Followers

Friday, February 15, 2013

Stephen M. Barr on Young Earth Creationism


“Creation Science”, which claims that the universe is only a few thousand years old, requires the abandonment of most of what we know about geology, astrophysics, cosmology, and biology, not to mention a certain amount of nuclear physics. Scientific knowledge is a highly reticulated structure of mutually supporting facts and inferences. Every well-established scientific fact is held in place by numerous links to other known facts, both closely related and seemingly distant.--Stephen M. Barr (From here.)


"There are two fundamentally different battles raging in the current debates about evolution. The first pits nearly the entire scientific community against creationists, who believe that they are upholding the veracity of Scripture by denying that evolution happened at all.

The second battle concerns not the fact of evolution but the standard neo-Darwinian explanation of it, and the issues at stake are primarily philosophical and scientific."--Stephen M. Barr (From here.)

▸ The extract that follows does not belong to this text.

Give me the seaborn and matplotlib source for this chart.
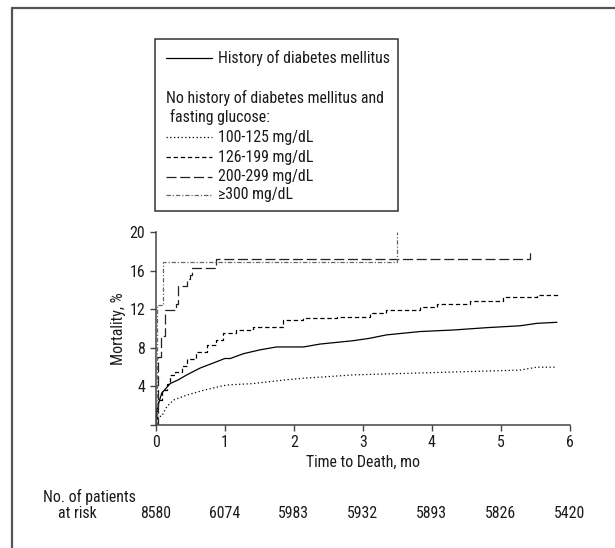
"""Kaplan-Meier style mortality curves by diabetes / fasting glucose group."""

import matplotlib

matplotlib.use("Agg")
import matplotlib.pyplot as plt
import matplotlib.transforms as mtransforms
import pandas as pd
import seaborn as sns
from matplotlib import font_manager
from matplotlib.lines import Line2D
from matplotlib.patches import Rectangle

# --- data ---
dm_t = [0, 0.014, 0.087, 0.21, 0.33, 0.45, 0.64, 0.93, 1.0, 1.08, 1.27, 1.51, 1.75,
        2.14, 2.38, 2.86, 3.10, 3.34, 3.83, 4.31, 4.79, 5.28, 5.52, 5.81]
dm_v = [0, 1.6, 3.3, 4.3, 4.7, 5.2, 5.9, 6.7, 6.9, 6.9, 7.4, 7.8, 8.1,
        8.1, 8.4, 8.75, 9.0, 9.35, 9.7, 9.86, 10.1, 10.3, 10.55, 10.66]

g100_t = [0, 0.024, 0.087, 0.16, 0.26, 0.45, 0.69, 0.93, 1.03, 1.41, 1.90, 2.14,
          2.86, 3.34, 4.31, 5.28, 5.52, 5.81]
g100_v = [0, 0.9, 0.9, 1.9, 2.6, 3.1, 3.6, 4.0, 4.15, 4.3, 4.7, 4.85,
          5.2, 5.3, 5.5, 5.7, 6.0, 6.0]

g126_t = [0, 0.014, 0.039, 0.087, 0.16, 0.21, 0.28, 0.38, 0.45, 0.59, 0.74, 0.88,
          0.98, 1.17, 1.41, 1.75, 1.85, 2.14, 2.62, 3.10, 3.34, 3.83, 4.07, 4.55,
          5.03, 5.52, 5.85]
g126_v = [0, 1.9, 2.6, 3.6, 4.3, 5.2, 5.5, 6.1, 6.9, 7.6, 8.3, 8.8,
          9.5, 9.86, 10.2, 10.2, 10.9, 11.07, 11.2, 11.6, 11.9, 12.2, 12.6, 12.9,
          13.25, 13.5, 13.5]

g200_t = [0, 0.03, 0.08, 0.13, 0.30, 0.33, 0.45, 0.50, 0.52, 0.88, 5.42]
g200_v = [0, 7.1, 9.2, 11.9, 12.6, 14.4, 15.2, 15.6, 16.3, 17.2, 18.3]

g300_t = [0, 0.015, 0.10, 3.49]
g300_v = [0, 12.5, 16.9, 20.0]

risk_months = [0, 1, 2, 3, 4, 5, 6]
risk_counts = ["8580", "6074", "5983", "5932", "5893", "5826", "5420"]
x_ticks = [0, 1, 2, 3, 4, 5, 6]
y_ticks = [0, 4, 8, 12, 16, 20]

legend_labels = [
    "History of diabetes mellitus",
    "100-125 mg/dL",
    "126-199 mg/dL",
    "200-299 mg/dL",
    "\u2265300 mg/dL",
]

sns.set_style("ticks")
installed = {f.name for f in font_manager.fontManager.ttflist}
narrow = [f for f in ["Roboto Condensed", "Liberation Sans Narrow", "Liberation Sans"]
          if f in installed]
plt.rcParams["font.family"] = narrow + ["DejaVu Sans"]
FS = 11.4 if narrow and narrow[0] != "Liberation Sans" else 10.5
plt.rcParams["font.size"] = FS
TXT = "#1a1a1a"

W, H = 615, 548
fig = plt.figure(figsize=(W / 100, H / 100), dpi=100)


def fx(px):
    return px / W


def fy(py):
    return 1 - py / H


# page-style frame (top and left rule)
fig.add_artist(Line2D([fx(12), fx(615)], [fy(8), fy(8)], color="#555555", lw=1.6))
fig.add_artist(Line2D([fx(12), fx(12)], [fy(8), fy(548)], color="#555555", lw=1.6))

ax = fig.add_axes([fx(155.7), fy(425), fx(570 - 155.7), (425 - 232.3) / H])

styles = {
    "dm": dict(color="black", lw=0.9, linestyle="-"),
    "g100": dict(color="black", lw=0.9, linestyle=(0, (1, 2))),
    "g126": dict(color="black", lw=0.9, linestyle=(0, (3.5, 2.2))),
    "g200": dict(color="#222222", lw=0.9, linestyle=(0, (8, 3))),
    "g300": dict(color="#666666", lw=0.9, linestyle=(0, (3.5, 1.5, 1, 1.5))),
}

series = [
    ("dm", dm_t, dm_v, None),
    ("g100", g100_t, g100_v, None),
    ("g126", g126_t, g126_v, "steps-post"),
    ("g200", g200_t, g200_v, "steps-post"),
    ("g300", g300_t, g300_v, "steps-post"),
]
for key, t, v, ds in series:
    df = pd.DataFrame({"t": t, "v": v})
    kw = dict(styles[key])
    if ds:
        kw["drawstyle"] = ds
    sns.lineplot(data=df, x="t", y="v", ax=ax, estimator=None, errorbar=None,
                 sort=False, **kw)

ax.set_xlim(0, 6)
ax.set_ylim(0, 20)
ax.set_xticks(x_ticks)
ax.set_yticks(y_ticks)
ax.set_yticklabels([""] + [str(y) for y in y_ticks[1:]])
ax.set_xlabel("Time to Death, mo", fontsize=FS, labelpad=3, color=TXT)
ax.set_ylabel("Mortality, %", fontsize=FS, labelpad=2.5, color=TXT)
ax.tick_params(labelsize=FS, length=4.5, width=1, color="#444444", pad=3,
               labelcolor=TXT)
for s in ["left", "bottom"]:
    ax.spines[s].set_linewidth(1.1)
    ax.spines[s].set_color("#444444")
sns.despine(ax=ax)

# legend box
fig.add_artist(Rectangle((fx(155), fy(210.5)), fx(398 - 155), (210.5 - 39) / H,
                         fill=False, edgecolor="#333333", lw=1.1))
leg_rows = [58.3, 137.3, 157.3, 176.5, 195.0]
leg_keys = ["dm", "g100", "g126", "g200", "g300"]
for key, label, py in zip(leg_keys, legend_labels, leg_rows):
    kw = styles[key]
    fig.add_artist(Line2D([fx(166), fx(212)], [fy(py), fy(py)], color=kw["color"],
                          lw=kw["lw"], linestyle=kw["linestyle"]))
    fig.text(fx(218.5), fy(py), label, fontsize=FS, va="center", ha="left", color=TXT)
fig.text(fx(166), fy(98.3), "No history of diabetes mellitus and", fontsize=FS,
         va="center", ha="left", color=TXT)
fig.text(fx(170), fy(117.3), "fasting glucose:", fontsize=FS, va="center",
         ha="left", color=TXT)

# numbers at risk, under each month tick
fig.text(fx(43), fy(497), "No. of patients", fontsize=FS, va="center", ha="left",
         color=TXT)
fig.text(fx(58), fy(513), "at risk", fontsize=FS, va="center", ha="left", color=TXT)
risk_tr = mtransforms.blended_transform_factory(ax.transData, fig.transFigure)
for m, n in zip(risk_months, risk_counts):
    ax.text(m, fy(513), n, fontsize=FS, va="center", ha="center", color=TXT,
            transform=risk_tr, clip_on=False)

fig.savefig("out.png", dpi=100)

Related reading: Smoking Gun Evidence of an Ancient EarthYEC Dogma is NOT BiblicalBetween Biblical Literalism and Biblical Illiteracy; Objections to a Fundamentalist Reading of Genesis 1-5; Biblical Anthropologists Discuss Darwin, Scientists Against Scientism


Five False Assumptions of Young Earth Creationists

Assumption 1: Genesis is history and should be read as a chronological account. (Response is here.)

Assumption 2: The Genesis “begats” list the first humans living on Earth. (Response is here.)

Assumption 3: Bishop Ussher's timeline is reliable and can be used to calculate the age of the Earth. (Response is here.)

Assumption 4: All the peoples and nations came from Noah’s three sons after a worldwide flood. (Response is here.)

Assumption 5: Skin color and linguistic diversity are the result of God’s judgment at the Tower of Babel. (Response is here.)


1 comment:

Alice C. Linsley said...

Steven Shapin's review of Michael Gordin's book The Pseudoscience Wars: Immanuel Velikovsky and the Birth of the Modern Fringe is worth reading. These closing paragraphs are especially relevant:

"If pseudosciences are not scientific, neither are they anti-scientific. They flatter science by elaborate rituals of imitation, rejecting many of the facts, theories and presumptions of orthodoxy while embracing what are celebrated as the essential characteristics of science. That is at once a basis for the wide cultural appeal of pseudoscience and an extreme difficulty for those wanting to show what’s wrong with it. Velikovsky advertised his work as, so to speak, more royalist than the king. Did authentic science have masses of references and citations? There they were in Worlds in Collision. Was science meant to aim at the greatest possible explanatory scope, trawling as many disciplines as necessary in search of unified understanding? What in orthodoxy could rival Velikovsky’s integrative vision? Authentic science made specific predictions of what further observation and experiment would show. Velikovsky did too. Was science ideally open to all claimants, subjecting itself to all factual criticisms and entertaining the possibility of radically new theoretical interpretations? Who behaved more scientifically – Velikovsky or the Harvard ‘suppressors’?

Gordin sides with those – like Einstein and a number of modern sociologists and philosophers – who doubt that universal and context-independent criteria can be found reliably to distinguish the scientific from the pseudoscientific. But here is a suggestion about how one might do something, however imperfectly, however vulnerable to counter-instances and however apparently paradoxical, to get a practical grip on the difference between the genuine article and the fake. Whenever the accusation of pseudoscience is made, or wherever it is anticipated, its targets commonly respond by making elaborate displays of how scientific they really are. Pushing the weird and the implausible, they bang on about scientific method, about intellectual openness and egalitarianism, about the vital importance of seriously inspecting all counter-instances and anomalies, about the value of continual scepticism, about the necessity of replicating absolutely every claim, about the lurking subjectivity of everybody else. Call this hyperscience, a claim to scientific status that conflates the PR of science with its rather more messy, complicated and less than ideal everyday realities and that takes the PR far more seriously than do its stuck-in-the-mud orthodox opponents. Beware of hyperscience. It can be a sign that something isn’t kosher. A rule of thumb for sound inference has always been that if it looks like a duck, swims like a duck and quacks like a duck, then it probably is a duck. But there’s a corollary: if it struts around the barnyard loudly protesting that it’s a duck, that it possesses the very essence of duckness, that it’s more authentically a duck than all those other orange-billed, web-footed, swimming fowl, then you’ve got a right to be suspicious: this duck may be a quack."